05 novembro 2008

Um carácter que dá para os dois lados...


Na inocência do nosso limitado conhecimento sobre a língua que falamos, podemos andar uma vida inteira enganados sobre a pronúncia, a grafia, ou mesmo o significado de uma palavra.

Isso não tem mal nenhum. Afinal, se toda a gente se entende, há coisas bem mais importantes na vida do que andarmos a confirmar, a toda a hora, aquilo que dizemos ou escrevemos.

Mas, quando nem todos nos entendemos e começamos a discutir sobre o que está certo e o que está errado, porque uns dizem que é assim e outros dizem que é assado, é caso para dizer que... está o caldo entornado!

Gostaria, por isso, de esclarecer que a palavra carácter não serve apenas para designar o conjunto de características que constituem a personalidade de alguém, mas também, e até em primeiro lugar (por ser o seu sentido original), uma marca, um sinal gravado ou impresso numa superfície, representando um som ou uma ideia. No entanto, o plural de carácter é caracteres — que, além de divergir na sílaba tónica, também é diferente no facto de se pronunciar o c antes do t (ao contrário do que sucede com carácter, pois dizemos [karáter].
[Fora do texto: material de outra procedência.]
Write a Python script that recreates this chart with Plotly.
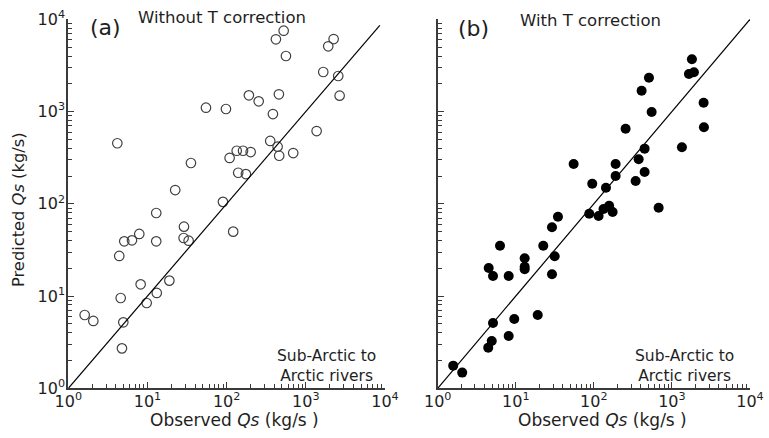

Acontece que muito boa gente prefere usar o nome singular “caracter” (com tónica na sílaba -ter e pronunciando o c antes do t) nos contextos em que a palavra se refere a uma letra impressa, reservando o carácter (com tónica na penúltima sílaba e c mudo) para as situações em que designa “personalidade”. O mesmo sucede, aliás, com a suposta “rúbrica”, a “assinatura” (que na verdade não existe), que seria diferente de rubrica (tema de um artigo ou programa). Por outras palavras, parece que os falantes não gostam que haja uma palavra com significados diferentes, arranjando maneira de a desdobrar em duas palavras distintas, cada uma com o seu sentido.

E há mal nisso?

Haver mal não há. Mas é no mínimo desconcertante, para os que usam o termo “caracter”, descobrir que, afinal, ele não existe na língua que falam. E é igualmente desconcertante, para os que têm a função de esclarecer os outros, verem-se a tentar persuadi-los de uma verdade que é pouco convincente, se não mesmo inconveniente.


4 comentários :

Anónimo disse...

Uma vez mais, os meus parabéns pelas correcções que vão fazendo (aproveitemos enquanto ainda podemos escrever «correcções», bem mais bonito, em meu entender, quedo «político» «correções»…). De facto, esta confusão entre «carácter» e «carácter» é recorrente e a dada altura dá vontade de desistir de corrigir, uma vez que quem passa por ignorante é quem diz «carácter». Coisas…
Aproveito para apresentar uma dúvida para a qual neste momento não encontro resposta. Estou a traduzir um parágrafo sobre a cidade grega e eis que surge a dúvida «angustiante». Fico sem saber se devo dizer «a cidade É diversas coisas ao mesmo tempo» ou «a cidade SÃO diversas coisas ao mesmo tempo». Beijo-lhes as mãos se me retirarem este peso. Obrigado

S. Leite disse...

Ui... a concordância do verbo SER é um verdadeiro bico-de-obra!
Eu diria que, tendo em conta o uso, ambas as versões são possíveis.
Tanto é lícito considerar "a cidade" como sujeito (até porque está à cabeça da frase) e fazer concordar com ela, em número (singular), o verbo SER («a cidade é diversas coisas»); como estabelecer a concordância esperada nestes casos, que é flexionar o verbo ser no plural (quando um dos elementos, sujeito ou predicativo, está no plural): «A cidade são diversas coisas». Penso que se trata de um daqueles casos em que deve imperar a sensibilidade e o bom senso do falante, mais do que a cega sujeição a uma suposta regra gramatical.
Gostaria de lhe poder dizer o que prefiro, para assim me comprometer definitivamente com uma das opções, mas não consigo. Talvez me falte sensibilidade, bom senso, ou ambos!

Anónimo disse...

Como diria um amigo meu, “obrigadérrimo” pela resposta. Concordo consigo que a flexão do verbo «ser» é um bico-de-obra (por isso procurei ajuda) e agradeço a sua resposta, compreendendo que a opção por uma das versões possíveis tem mais a ver com a sensibilidade que com o rigor purista da norma. Em casos idênticos, optei sempre por colocar o verbo SER no plural, mas desta vez hesitei, talvez pela exigência que me impus de não me deixar seguir pela solução do «parece-me que…». Esperemos que a minha escolha final reflita uma sensibilidade aceitável e agradável. E que, logicamente, não me tire o sono….

Vanda disse...

Caro Nuno Silva desculpe intrometer-me mas não poderia encontrar forma de colocar uma virgula a seguir à expressão «a cidade»?